• WORK INSTRUCTIONS: Return precisely the span of lines from the top of the material below to the line containing "annotations = []", both included. Pictures are excluded.

(Stored items from a collection)
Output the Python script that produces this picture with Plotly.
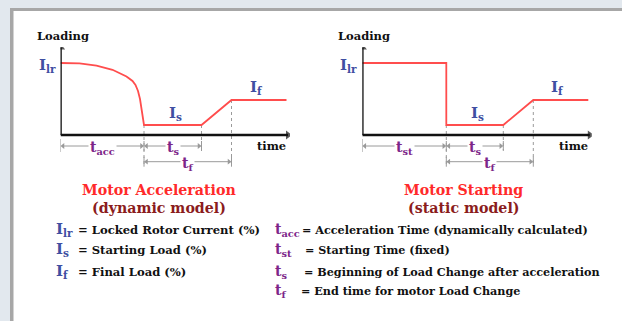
import plotly.graph_objects as go

W, H = 622, 321

# ---- schematic load levels (arbitrary loading units) ----
I_LR = 72     # locked rotor current
I_S = 10      # starting load
I_F = 35      # final load

# ---- time marks (arbitrary time units) ----
T_ACC = 8.35  # acceleration time (dynamic model)
T_ST = 8.4    # starting time (static model)
T_S = 14.1    # beginning of load change
T_F = 17.1    # end of load change
T_END = 22.6  # end of the drawn trace

# decaying current during dynamic acceleration
ACC_T = [0, 1.9, 3.6, 5.2, 6.6, 7.2, 7.5, 7.75, 7.95, 8.1, 8.25, 8.35]
ACC_LOAD = [72, 71.6, 69.4, 65.2, 58.5, 54, 50, 44, 36, 26, 16, 10]

# axis extents and dimension-line rows
TIME_AXIS_MAX = 22.75
LOAD_AXIS_MAX = 87.5
DIM_ROW1 = -11
DIM_ROW2 = -26.7

SERIF = "DejaVu Serif, serif"
RED = "#ff4d4d"
BLUE = "#3f4fa2"
PURPLE = "#7d2589"
GRAY = "#9a9a9a"


def px(x):
    return x / W


def py(y):
    return 1 - y / H


fig = go.Figure()

dyn_t = ACC_T + [T_S, T_F, T_END]
dyn_load = ACC_LOAD + [I_S, I_F, I_F]
sta_t = [0, T_ST, T_ST, T_S, T_F, T_END]
sta_load = [I_LR, I_LR, I_S, I_S, I_F, I_F]

panels = [
    ("x", "y", dyn_t, dyn_load, T_ACC, "t<sub>acc</sub>"),
    ("x2", "y2", sta_t, sta_load, T_ST, "t<sub>st</sub>"),
]

annotations = []


def line(fig, xs, ys, xa, ya, color, width, dash="solid", symbols=None, msize=0):
    fig.add_trace(go.Scatter(
        x=xs, y=ys, xaxis=xa, yaxis=ya,
        mode="lines+markers" if symbols else "lines",
        line=dict(color=color, width=width, dash=dash),
        marker=dict(symbol=symbols, size=msize, color=color, line=dict(width=0)) if symbols else None,
        hoverinfo="skip", showlegend=False))


for xa, ya, tt, ll, t_first, first_label in panels:
    # dotted drops from the load levels
    dot_x, dot_y = [], []
    for t, lvl, bottom in [(t_first, I_S, DIM_ROW2 - 4), (T_S, I_S, DIM_ROW1 - 4), (T_F, I_F, DIM_ROW2 - 4)]:
        dot_x += [t, t, None]
        dot_y += [lvl, bottom, None]
    line(fig, dot_x, dot_y, xa, ya, GRAY, 1, "dot")

    # small solid ticks at the ends of the dimension lines
    tick_x, tick_y = [0, 0, None], [-4, DIM_ROW1 - 6, None]
    for t, row in [(t_first, DIM_ROW1), (t_first, DIM_ROW2), (T_S, DIM_ROW1), (T_F, DIM_ROW2)]:
        tick_x += [t, t, None]
        tick_y += [row + 5, row - 5, None]
    line(fig, tick_x, tick_y, xa, ya, GRAY, 1)

    # dimension lines with arrowheads
    for (a, b, row) in [(0, t_first, DIM_ROW1), (t_first, T_S, DIM_ROW1), (t_first, T_F, DIM_ROW2)]:
        line(fig, [a + 0.25, b - 0.25], [row, row], xa, ya, GRAY, 1,
             symbols=["triangle-left", "triangle-right"], msize=5)

    # loading curve
    line(fig, tt, ll, xa, ya, RED, 1.8)

    # axes with arrowheads
    line(fig, [0, 0], [0, LOAD_AXIS_MAX], xa, ya, "#111111", 2.6, symbols=["circle", "triangle-up"], msize=[0, 8])
    line(fig, [0, TIME_AXIS_MAX], [0, 0], xa, ya, "#111111", 2.6, symbols=["circle", "triangle-right"], msize=[0, 8])

    # dimension labels
    for (a, b, row, lab) in [(0, t_first, DIM_ROW1, first_label),
                             (t_first, T_S, DIM_ROW1, "t<sub>s</sub>"),
                             (t_first, T_F, DIM_ROW2, "t<sub>f</sub>")]:
        annotations.append(dict(xref=xa, yref=ya, x=(a + b) / 2, y=row, text=f"<b>{lab}</b>",
                                showarrow=False, bgcolor="white", borderpad=1, xanchor="center",
                                font=dict(family=SERIF, size=14, color=PURPLE),
                                yshift=-2))

    # level labels
    annotations += [
        dict(xref=xa, yref=ya, x=0, y=I_LR, text="<b>I<sub>lr</sub></b>", showarrow=False,
             xanchor="right", xshift=-3, yshift=-2, font=dict(family=SERIF, size=15, color=BLUE)),
        dict(xref=xa, yref=ya, x=(t_first + T_S) / 2, y=I_S, text="<b>I<sub>s</sub></b>",
             showarrow=False, xanchor="center", yanchor="bottom", yshift=0, xshift=3,
             font=dict(family=SERIF, size=15, color=BLUE)),
        dict(xref=xa, yref=ya, x=(T_F + T_END) / 2, y=I_F, text="<b>I<sub>f</sub></b>",
             showarrow=False, xanchor="center", yanchor="bottom", yshift=1, xshift=-3,
             font=dict(family=SERIF, size=15, color=BLUE)),
        dict(xref=xa, yref=ya, x=0, y=LOAD_AXIS_MAX, text="<b>Loading</b>", showarrow=False,
             xanchor="center", yanchor="bottom", yshift=3, xshift=2,
             font=dict(family=SERIF, size=11.5, color="#111111")),
        dict(xref=xa, yref=ya, x=TIME_AXIS_MAX, y=DIM_ROW1, text="<b>time</b>", showarrow=False,
             xanchor="right", font=dict(family=SERIF, size=11.5, color="#111111")),
    ]

# chart captions
for cx, title, sub in [(159, "Motor Acceleration", "(dynamic model)"),
                       (463.5, "Motor Starting", "(static model)")]:
    annotations.append(dict(xref="paper", yref="paper", x=px(cx), y=py(190), text=f"<b>{title}</b>",
                            xanchor="center", showarrow=False,
                            font=dict(family=SERIF, size=14.2, color="#ff2a2a")))
    annotations.append(dict(xref="paper", yref="paper", x=px(cx), y=py(207.5), text=f"<b>{sub}</b>",
                            xanchor="center", showarrow=False,
                            font=dict(family=SERIF, size=14.2, color="#8b1c1c")))

# key to the symbols
LEFT_KEY = [("I<sub>lr</sub>", "= Locked Rotor Current (%)", 239),
            ("I<sub>s</sub>", "= Starting Load (%)", 259),
            ("I<sub>f</sub>", "= Final Load (%)", 281)]
RIGHT_KEY = [("t<sub>acc</sub>", "= Acceleration Time (dynamically calculated)", 239, 300),
             ("t<sub>st</sub>", "= Starting Time (fixed)", 259, 303),
             ("t<sub>s</sub>", "= Beginning of Load Change after acceleration", 281, 302),
             ("t<sub>f</sub>", "= End time for motor Load Change", 300, 299)]

for sym, desc, yy in LEFT_KEY:
    annotations.append(dict(xref="paper", yref="paper", x=px(54), y=py(yy), text=f"<b>{sym}</b>",
                            xanchor="left", showarrow=False, yshift=-2,
                            font=dict(family=SERIF, size=15, color=BLUE)))
    annotations.append(dict(xref="paper", yref="paper", x=px(76), y=py(yy), text=f"<b>{desc}</b>",
                            xanchor="left", showarrow=False,
                            font=dict(family=SERIF, size=11.6, color="#111111")))
for sym, desc, yy, ex in RIGHT_KEY:
    annotations.append(dict(xref="paper", yref="paper", x=px(273), y=py(yy), text=f"<b>{sym}</b>",
                            xanchor="left", showarrow=False, yshift=-2,
                            font=dict(family=SERIF, size=14, color=PURPLE)))
    annotations.append(dict(xref="paper", yref="paper", x=px(ex), y=py(yy), text=f"<b>{desc}</b>",
                            xanchor="left", showarrow=False,
                            font=dict(family=SERIF, size=11.2, color="#111111")))

axis_common = dict(visible=False, fixedrange=True)
fig.update_layout(
    width=W, height=H,
    margin=dict(l=0, r=0, t=0, b=0),
    paper_bgcolor="#e2e8ee",
    plot_bgcolor="rgba(0,0,0,0)",
    xaxis=dict(domain=[px(60.5), px(290)], range=[0, 22.95], anchor="y", **axis_common),
    yaxis=dict(domain=[py(170), py(47)], range=[-35, 88], anchor="x", **axis_common),
    xaxis2=dict(domain=[px(362.3), px(591.8)], range=[0, 22.95], anchor="y2", **axis_common),
    yaxis2=dict(domain=[py(170), py(47)], range=[-35, 88], anchor="x2", **axis_common),
    annotations=annotations,
    shapes=[
        dict(type="rect", xref="paper", yref="paper", x0=px(10), x1=1, y0=0, y1=py(8),
             fillcolor="#a7a7a7", line=dict(width=0), layer="below"),
        dict(type="rect", xref="paper", yref="paper", x0=px(13.5), x1=1, y0=0, y1=py(11),
             fillcolor="white", line=dict(width=0), layer="below"),
    ],
)

fig.write_html("out.html")
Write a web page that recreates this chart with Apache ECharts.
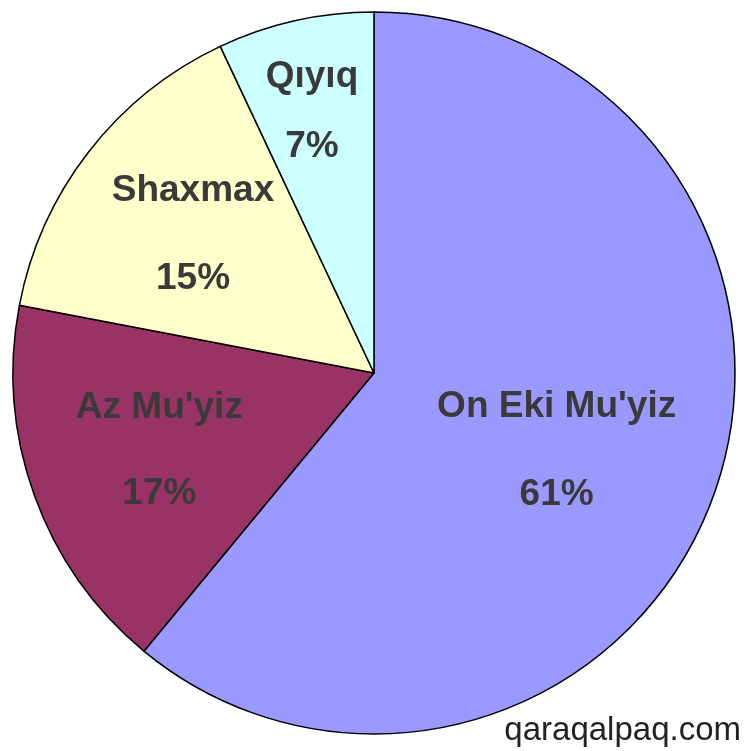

• WRITTEN ANSWER:
Output the Python script that produces this picture with Plotly.
import plotly.graph_objects as go

W, H = 622, 321

# ---- schematic load levels (arbitrary loading units) ----
I_LR = 72     # locked rotor current
I_S = 10      # starting load
I_F = 35      # final load

# ---- time marks (arbitrary time units) ----
T_ACC = 8.35  # acceleration time (dynamic model)
T_ST = 8.4    # starting time (static model)
T_S = 14.1    # beginning of load change
T_F = 17.1    # end of load change
T_END = 22.6  # end of the drawn trace

# decaying current during dynamic acceleration
ACC_T = [0, 1.9, 3.6, 5.2, 6.6, 7.2, 7.5, 7.75, 7.95, 8.1, 8.25, 8.35]
ACC_LOAD = [72, 71.6, 69.4, 65.2, 58.5, 54, 50, 44, 36, 26, 16, 10]

# axis extents and dimension-line rows
TIME_AXIS_MAX = 22.75
LOAD_AXIS_MAX = 87.5
DIM_ROW1 = -11
DIM_ROW2 = -26.7

SERIF = "DejaVu Serif, serif"
RED = "#ff4d4d"
BLUE = "#3f4fa2"
PURPLE = "#7d2589"
GRAY = "#9a9a9a"


def px(x):
    return x / W


def py(y):
    return 1 - y / H


fig = go.Figure()

dyn_t = ACC_T + [T_S, T_F, T_END]
dyn_load = ACC_LOAD + [I_S, I_F, I_F]
sta_t = [0, T_ST, T_ST, T_S, T_F, T_END]
sta_load = [I_LR, I_LR, I_S, I_S, I_F, I_F]

panels = [
    ("x", "y", dyn_t, dyn_load, T_ACC, "t<sub>acc</sub>"),
    ("x2", "y2", sta_t, sta_load, T_ST, "t<sub>st</sub>"),
]

annotations = []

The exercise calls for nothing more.